142nd APHA Annual Meeting and Exposition

Annual Meeting Recordings are now available for purchase

Innovative Method for Identifying and Re-Engaging Lost HIV Clinic Patients: The Navigation Program

142nd APHA Annual Meeting and Exposition (November 15 - November 19, 2014): http://www.apha.org/events-and-meetings/annual
Tuesday, November 18, 2014 : 12:30 PM - 12:45 PM

Rhodri Dierst-Davies, MPH , Division of HIV and STD Programs, Los Angeles County Department of Public Health, Los Angeles, CA
Saloniki James, MA , Division of HIV & STD Programs, Los Angeles County Department of Public Health, Los Angeles, CA
Amy Wohl, MPH, PhD , Division of HIV and STD Programs, Los Angeles County Department of Public Health, Los Angeles, CA
Issues: In an effort to implement a coordinated response to the local HIV/AIDS epidemic, the LA County PrEP and TLC+ for HIV Prevention(PATH) program includes a set of innovative, evidence-based interventions across the continuum of HIV prevention and care. An estimated 47% of HIV-infected persons in Los Angeles County(LAC) were retained in care in 2011. The Navigation Program was developed to identify, locate and re-engage lost patients. Enhanced public health investigative techniques to locate/contact patients include HIV/STD surveillance, clinic records and public databases. A modified ARTAS strength-based intervention promotes linkage to care.

Description: Eligible lost clinic patients included HIV-infected adults with either: a) no reported VL/CD4 measures in previous 12mo per HIV surveillance; b) no reported VL/CD4 in 7-12mo and most recent VL>200copies/ml; c) newly- diagnosed and not linked to care within 3mo; and d) recent incarceration with no regular provider.

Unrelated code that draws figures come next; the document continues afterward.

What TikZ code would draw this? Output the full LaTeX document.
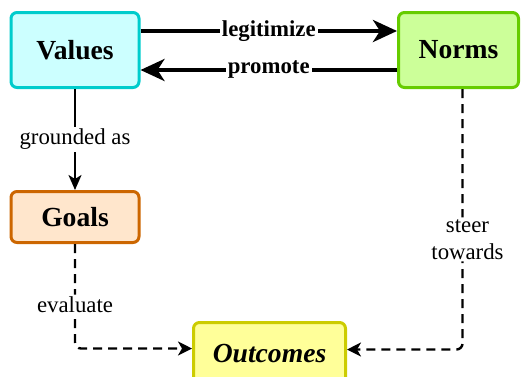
\documentclass[tikz,border=0pt]{standalone}
\usepackage{fontspec}
\setmainfont{Liberation Serif}
\usetikzlibrary{arrows.meta,positioning}

\definecolor{valuefill}{HTML}{CCFFFF}
\definecolor{valuedraw}{HTML}{00CCCC}
\definecolor{normfill}{HTML}{CCFF99}
\definecolor{normdraw}{HTML}{66CC00}
\definecolor{goalfill}{HTML}{FFE6CC}
\definecolor{goaldraw}{HTML}{CC6600}
\definecolor{outcomefill}{HTML}{FFFF99}
\definecolor{outcomedraw}{HTML}{CCCC00}

\begin{document}
\begin{tikzpicture}[
				x=0.5pt,y=-0.5pt,
				box/.style={
					draw,
					rounded corners=3pt,
					line width=1.5pt,
					inner sep=0pt,
					font=\fontsize{13.8}{16}\selectfont\bfseries
				},
				lbl/.style={
					fill=white,
					inner sep=1pt,
					align=center,
					font=\fontsize{11.4}{13.5}\selectfont
				},
				bigarrow/.style={
					line width=2pt,
					-{Stealth[length=12pt,width=11pt,inset=3.5pt]}
				},
				dasharrow/.style={
					line width=1.2pt,
					dash pattern=on 4.5pt off 3pt,
					rounded corners=3pt,
					-{Stealth[length=7pt,width=7pt,inset=2pt]}
				}
			]
			\useasboundingbox (0,0) rectangle (522,376);
			\node[box,fill=valuefill,draw=valuedraw,minimum width=64pt,minimum height=37.5pt] at (75,50)
			(values) {Values};
			\node[box,fill=normfill,draw=normdraw,minimum width=60pt,minimum height=37.5pt] at (458.5,50)
			(norms) {Norms};
			\node[box,fill=goalfill,draw=goaldraw,minimum width=64pt,minimum height=25.5pt] at (75,217)
			(goals) {Goals};
			\node[box,fill=outcomefill,draw=outcomedraw,minimum width=76pt,minimum height=32pt,font=\fontsize{13.8}{16}\selectfont\bfseries\itshape] at (269.5,354.5)
			(outcomes) {\raisebox{1pt}{Outcomes}};

			\draw[bigarrow] ([yshift=9.5pt]values.east) -- node[lbl,font=\fontsize{11.4}{13.5}\selectfont\bfseries] {legitimize} ([yshift=9.5pt]norms.west);
			\draw[bigarrow] ([yshift=-10pt]norms.west) -- node[lbl,font=\fontsize{11.4}{13.5}\selectfont\bfseries] {promote} ([yshift=-10pt]values.east);
			\draw[line width=1pt,-{Stealth[length=7.5pt,width=6.5pt,inset=2pt]}] (values) -- node[lbl] {grounded as} (goals);
			\draw[dasharrow] (goals.south) |- node[lbl,pos=0.29] {evaluate} ([yshift=3pt]outcomes.west);
			\draw[dasharrow] ([xshift=2pt]norms.south) |- node[lbl,pos=0.2885,xshift=2.5pt] {steer\\towards} ([yshift=2.5pt]outcomes.east);
		\end{tikzpicture}
\end{document}
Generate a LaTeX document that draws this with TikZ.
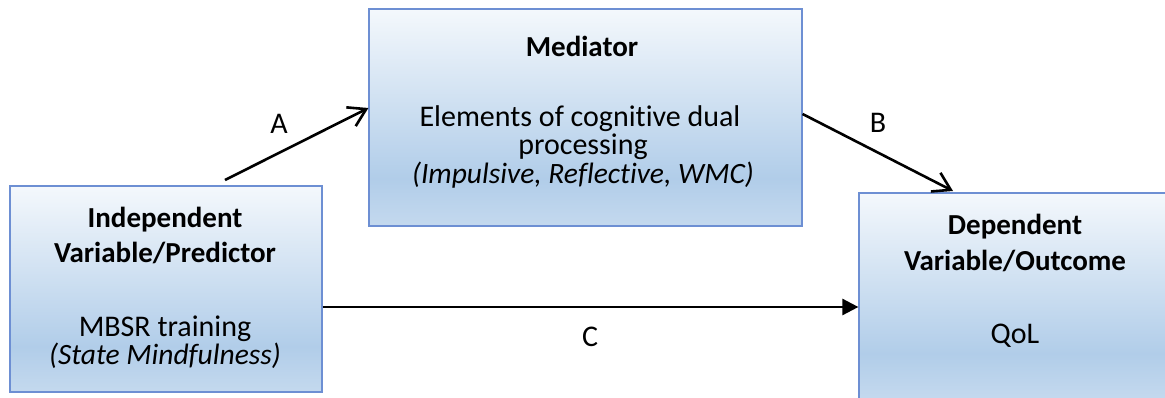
\documentclass[tikz,border=0pt]{standalone}
\usepackage{fontspec}
\setmainfont{Carlito}[Ligatures={NoCommon}]
\usetikzlibrary{arrows.meta}

\definecolor{edge}{HTML}{6D8FD3}
\definecolor{filltop}{HTML}{F4F8FC}
\definecolor{fillmid}{HTML}{B1CDE9}
\definecolor{fillbot}{HTML}{C4D9EE}

% soft top-to-bottom blue fill used by every box (central 25bp..75bp maps onto the box)
\pgfdeclareverticalshading{panelfill}{100bp}{%
  color(0bp)=(fillbot); color(25bp)=(fillbot); color(36bp)=(fillmid);
  color(75bp)=(filltop); color(100bp)=(filltop)}

\tikzset{
  panel/.style={draw=edge, line width=1.2pt, shading=panelfill, inner sep=0pt},
  txt/.style={anchor=base, inner sep=0pt, font=\fontsize{30}{32}\selectfont},
  ttl/.style={txt, font=\fontsize{29}{32}\selectfont\bfseries},
  itl/.style={txt, font=\fontsize{29.5}{32}\selectfont\itshape},
  link/.style={line width=2.6pt, black},
  openhead/.style={link, -{Straight Barb[length=17pt, width=21pt, line width=2.6pt]}},
  solidhead/.style={link, -{Triangle[length=16pt, width=16pt]}},
}

\begin{document}
\begin{tikzpicture}[x=1pt, y=-1pt]
  \useasboundingbox (0,0) rectangle (1165,397);
  \fill[white] (0,0) rectangle (1165,397);
  \clip (0,0) rectangle (1165,397);

  % boxes
  \node[panel, minimum width=312pt, minimum height=206pt] (iv)  at (166,289)   {};
  \node[panel, minimum width=433pt, minimum height=217pt] (med) at (585.5,117.5) {};
  \node[panel, minimum width=312pt, minimum height=206pt] (dv)  at (1015,296)  {};

  % independent variable
  \node[ttl] (iv1) at (165,227) {Independent};
  \node[ttl] (iv2) at (165,262) {Variable/Predictor};
  \node[txt] (iv3) at (165,336) {MBSR training};
  \node[itl] (iv4) at (165,364) {(State Mindfulness)};

  % mediator
  \node[ttl] (md1) at (582,56)  {Mediator};
  \node[txt] (md2) at (580,126) {Elements of cognitive dual};
  \node[txt] (md3) at (583,154) {processing};
  \node[itl] (md4) at (583,183) {(Impulsive, Reflective, WMC)};

  % dependent variable
  \node[ttl] (dv1) at (1015,234) {Dependent};
  \node[ttl] (dv2) at (1015,270) {Variable/Outcome};
  \node[txt] (dv3) at (1015,343) {QoL};

  % paths
  \coordinate (a0) at (225,180);
  \coordinate (a1) at (med.west |- 0,108);
  \coordinate (b0) at (med.east |- 0,114);
  \coordinate (b1) at (953,191);
  \coordinate (c0) at (iv.east |- 0,307);
  \coordinate (c1) at (dv.west |- 0,307);

  \draw[openhead]  (a0) -- (a1);
  \draw[openhead]  (b0) -- (b1);
  \draw[solidhead] (c0) -- (c1);

  \node[txt] (la) at (279,133) {A};
  \node[txt] (lb) at (878,132) {B};
  \node[txt] (lc) at (590,346) {C};
\end{tikzpicture}
\end{document}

Lessons Learned: Navigation Program pilot data for 499 lost clinic patients at four HIV clinics has determined that 43% were ineligible(in-care elsewhere, deceased, not LAC residents); 43% were unavailable or had invalid contact information and 12% were located and enrolled(n=47). The majority were Latino(68%), male(72%), and uninsured(51%).The most useful contact information came from HIV surveillance(39%) and clinic medical records(36%). An average of 7 appointments over 90 days was needed to link patients to care. A total of 98% of participants were linked to care.

Recommendations: HIV surveillance and clinic medical records provided the most useful contact information and the modified ARTAS intervention was effective at linking persons to care.

Learning Areas:

Planning of health education strategies, interventions, and programs
Public health or related research

Learning Objectives:
Evaluate the effectiveness of using multiple surveillance sources for identifying HIV infected persons who have fallen out of care. Compare different intervention strategies designed to re-engage HIV infected person who have fallen out of care.

Keyword(s): HIV/AIDS, HIV Interventions

Presenting author's disclosure statement:

Qualified on the content I am responsible for because: I have multiple years of experience in the fields of HIV research and program evaluation. I have also performed program management for multiple federally funded research projects related to HIV prevention and health care delivery.
Any relevant financial relationships? No

I agree to comply with the American Public Health Association Conflict of Interest and Commercial Support Guidelines, and to disclose to the participants any off-label or experimental uses of a commercial product or service discussed in my presentation.